Monday, May 4, 2015

Data Visualization Fundamentals with Skittles

So I have a shocking confession to make: I love Skittles.

This post is not sponsored, endorsed, compensated, or paid for in any way, shape or form, by Skittles Candy. I'm not particular - I like other types of candy that are similar - you know, those ones that are chocolate covered in a hard shell, whether they be the kind where you eat the red ones last or not.

Anyhow, I got to thinking about how, abstractly, each individual candy can be viewed like a pixel of a different color. So you can make art using candy, just like artists make a mosaic. There's lots of this on the internet you can already see: in fact, Skittles has done print advertising this way.

But.... each individual candy can also represent something else: a unit of measurement. I thought it would be cool to go through some data visualization fundamentals using the candy in this way. So let's dive in.

Data Visualization using only 1 bag of Skittles

So, what would your average first grader do with a bag of Skittles if you asked them to sort it? Probably something like below, the physical equivalent of a bubble chart depicting the quantities of each colour by area, assuming each Skittle is approximately the same size.


A perhaps more useful way to do the same would be to organize each colour in rows, with each row a set number (like tally marks). Here it's not only easy to see the relative proportions of the different colours in the bag, but also count them as each row and group is a set number (5 & 10, respectively). This is equivalent to a pictogram, with each Skittle representing, well, 1 Skittle:



It's not a big stretch of the imagination to collapse those groups together into groups of a set height. So here we have a proportional bar chart, where the length of each bar represents the percentage of the bag that is each colour. Note that because I didn't slice Skittles in half, the physical analogue is not exactly the same as what you'd put down on paper or in Excel (there is one additional unit for yellow and orange):



And, as I both often have to remind people of this rule, and also observe many people not following it, it is best practice to sort the bars in descending order for maximum clarity / comparative value (assuming there is not another more important ordering):



And, if we want to transform our proportional bar chart into one comparing absolute quantities, it is not a giant stretch of the imagination to break apart the different bars so they are only one 'pixel' high:



Here it's much easier to get an idea of the absolute number of each colour in the bag, but harder to tally that numbers exactly - for that we'd need to add an axis or data labels.

More bags please

Okay, I have another shocking confession to make: I lied. I really like Skittles. So I actually bought a whole bunch of bags.



So let's look at some more visualization fundamentals, where we required comparing not only across a categorical variable (colour) but also between groups.

Here is the equivalent to our first graph from before, only showing the different numbers of Skittles in each bag. You can see there's actually a fair amount of variance; the smallest bag had 89 pieces of candy, whereas the largest had 110.

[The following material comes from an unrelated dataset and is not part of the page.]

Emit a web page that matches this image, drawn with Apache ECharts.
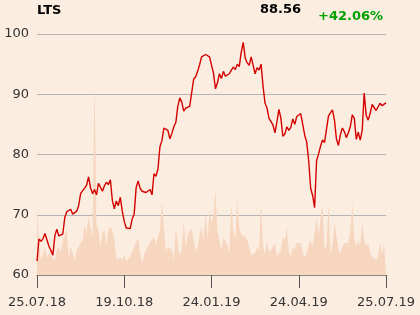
<!DOCTYPE html>
<html>
<head>
<meta charset="utf-8">
<script src="https://cdn.jsdelivr.net/npm/echarts@6/dist/echarts.min.js"></script>
<style>
html,body{margin:0;padding:0;background:#fcede1;}
#c{width:420px;height:315px;}
</style>
</head>
<body>
<div id="c"></div>
<script>
const tickLabels = ['25.07.18', '19.10.18', '24.01.19', '24.04.19', '25.07.19'];

const prices = [
62.3, 66.0, 65.6, 66.0, 66.9, 67.0, 64.8, 64.6, 63.3, 66.5,
67.6, 66.5, 66.4, 66.8, 69.5, 70.5, 70.4, 70.9, 70.1, 70.0,
70.6, 71.5, 73.5, 74.0, 74.4, 74.9, 76.3, 74.5, 73.5, 74.2,
73.3, 75.2, 74.9, 73.9, 74.8, 75.4, 75.0, 75.8, 72.4, 71.0,
72.3, 71.5, 72.9, 70.6, 68.9, 67.8, 68.0, 67.7, 69.3, 70.1,
74.5, 75.6, 74.4, 73.9, 74.1, 73.7, 74.0, 74.2, 73.3, 76.8,
76.4, 77.6, 81.3, 82.3, 84.4, 84.5, 84.0, 82.6, 83.5, 84.6,
85.3, 88.0, 89.4, 88.7, 87.2, 87.7, 87.9, 88.0, 88.1, 92.5,
92.9, 93.8, 94.9, 96.2, 96.5, 96.6, 96.4, 96.2, 96.2, 93.5,
90.9, 91.9, 93.4, 92.6, 93.8, 93.0, 92.7, 93.4, 94.0, 94.5,
94.1, 95.0, 94.6, 97.0, 98.6, 96.0, 95.2, 94.8, 96.2, 94.8,
93.4, 94.4, 94.0, 95.0, 91.3, 88.5, 87.7, 86.0, 85.8, 84.9,
83.6, 85.4, 87.5, 86.0, 83.0, 83.4, 84.6, 84.0, 84.5, 85.9,
85.0, 86.3, 86.6, 86.8, 85.0, 83.2, 82.1, 79.0, 74.4, 73.2,
71.2, 79.0, 80.1, 81.4, 82.4, 82.0, 82.0, 86.4, 86.9, 87.4,
85.7, 82.6, 81.5, 83.3, 84.4, 83.8, 82.8, 83.6, 84.6, 86.6,
86.0, 82.5, 83.7, 82.4, 84.0, 90.2, 86.5, 85.7, 86.8, 88.3,
88.5, 87.3, 87.0, 88.5, 88.1, 88.2, 88.56
];

const volumes = [
67, 30, 15, 20, 27, 18, 22, 20, 17, 14,
25, 28, 22, 35, 40, 45, 18, 28, 22, 13,
25, 28, 32, 35, 50, 42, 58, 48, 38, 197,
50, 45, 28, 42, 45, 30, 45, 48, 45, 35,
18, 15, 18, 15, 20, 14, 12, 18, 20, 28,
30, 37, 22, 12, 20, 25, 28, 33, 35, 38,
30, 28, 45, 74, 48, 22, 28, 28, 25, 15,
47, 30, 20, 25, 53, 28, 40, 42, 47, 35,
25, 28, 40, 48, 35, 63, 37, 65, 52, 60,
85, 45, 35, 25, 38, 38, 30, 22, 72, 45,
35, 75, 48, 40, 42, 38, 35, 28, 20, 18,
22, 28, 25, 72, 30, 20, 35, 22, 20, 28,
32, 18, 20, 25, 38, 35, 48, 25, 18, 28,
25, 32, 30, 32, 22, 18, 22, 30, 35, 28,
42, 58, 40, 38, 72, 25, 30, 72, 22, 30,
52, 40, 25, 22, 28, 32, 30, 32, 45, 72,
38, 28, 35, 30, 52, 35, 28, 32, 22, 18,
20, 15, 18, 33, 20, 32, 30
];

const categories = prices.map((_, i) => String(i));
const labelStep = (categories.length - 1) / (tickLabels.length - 1);

const chart = echarts.init(document.getElementById('c'), null, {renderer: 'canvas'});
chart.setOption({
  backgroundColor: '#fcede1',
  animation: false,
  textStyle: {fontFamily: 'DejaVu Sans'},
  title: [
    {text: 'LTS', left: 37, top: 4, padding: 0,
     textStyle: {fontSize: 13, fontWeight: 'bold', color: '#000', fontFamily: 'DejaVu Sans'}},
    {text: '88.56', left: 260, top: 3, padding: 0,
     textStyle: {fontSize: 13, fontWeight: 'bold', color: '#000', fontFamily: 'DejaVu Sans'}},
    {text: '+42.06%', left: 318, top: 10, padding: 0,
     textStyle: {fontSize: 13, fontWeight: 'bold', color: '#00a000', fontFamily: 'DejaVu Sans'}}
  ],
  grid: {left: 37, right: 34, top: 34, bottom: 40, containLabel: false},
  xAxis: {
    type: 'category',
    data: categories,
    boundaryGap: false,
    axisLine: {show: true, lineStyle: {color: '#888', width: 1}},
    axisTick: {show: true, interval: labelStep - 1, length: 13, lineStyle: {color: '#555'}},
    axisLabel: {
      interval: labelStep - 1, margin: 21, fontSize: 13, color: '#333', fontFamily: 'DejaVu Sans',
      formatter: (v, idx) => tickLabels[Math.round(idx / labelStep)]
    },
    splitLine: {show: false}
  },
  yAxis: [
    {
      type: 'value', min: 60, max: 100, interval: 10,
      axisLine: {show: false}, axisTick: {show: false},
      axisLabel: {fontSize: 13, color: '#333', margin: 8, fontFamily: 'DejaVu Sans'},
      splitLine: {show: true, lineStyle: {color: '#b4b4b4', width: 1}}
    },
    {
      type: 'value', min: 0, max: 241, show: false,
      splitLine: {show: false}
    }
  ],
  series: [
    {
      name: 'Volume', type: 'line', yAxisIndex: 1, data: volumes,
      showSymbol: false, smooth: false,
      lineStyle: {width: 0, color: '#f6d3ba'},
      itemStyle: {color: '#f6d3ba'},
      areaStyle: {color: '#f7d6bf', opacity: 1},
      z: 1
    },
    {
      name: 'LTS', type: 'line', data: prices,
      showSymbol: false, smooth: false,
      lineStyle: {width: 1.4, color: '#d40000'},
      itemStyle: {color: '#d40000'},
      z: 3
    }
  ]
});
</script>
</body>
</html>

Now let's make a bubble graph which not only compares the sizes between the different bags, but also their makeups by colour. The end result is actually closer to a collection of pie charts:


We can also group by colour only to see the overall makeup for the whole group of bags. Whereas orange dominated in the first bag we looked at, you can see here that orange and yellow are approximately at parity overall.


Now let's look at the tally mark / pictograph method. Here each row represents a bag:


You can see there's a fair bit of variance in the different colours. I also tried rearranging things so they result was less like a pictograph and more like a treemap:


Really the best way to compare would be a bar graph. Here's a stacked area graph. I didn't bother sorting by length, because at this point I was pretty tired of shuffling Skittles around:


To get a better idea of the different makeups of each bag by colour, we can break this out into a grouped bar graph, first by bag, then by colour:


And, of course, we can reverse the order if we want to more directly compare the colour makeups. The columns are in numerical order by bag. And just for fun, we'll make this one a column chart:


There. That's better! Clearly Bag 1 was an outlier as far as the number of purple went, and Bag 3 had a lot of yellow. 

Concluding Remark

I thought it'd be cool to mix things up a bit, and trying doing some data visualization using a physical medium. The end result ended up being something more like an exercise for an elementary school mathematics class (indeed, there are many examples of this online), but I think it still drives home some of the fundamental strengths and weakness of different visualization types, as well as showing how they can be depicted using different media. 

If you're really interested, you can download the data yourself and slice and dice visualizations to your heart's content. And I'm sure if you bought enough bags of Skittles you could learn something of a statistical nature about their manufacturing and packaging process - but perhaps that's for a different day. Until then I'll just enjoy good candy and data visualization.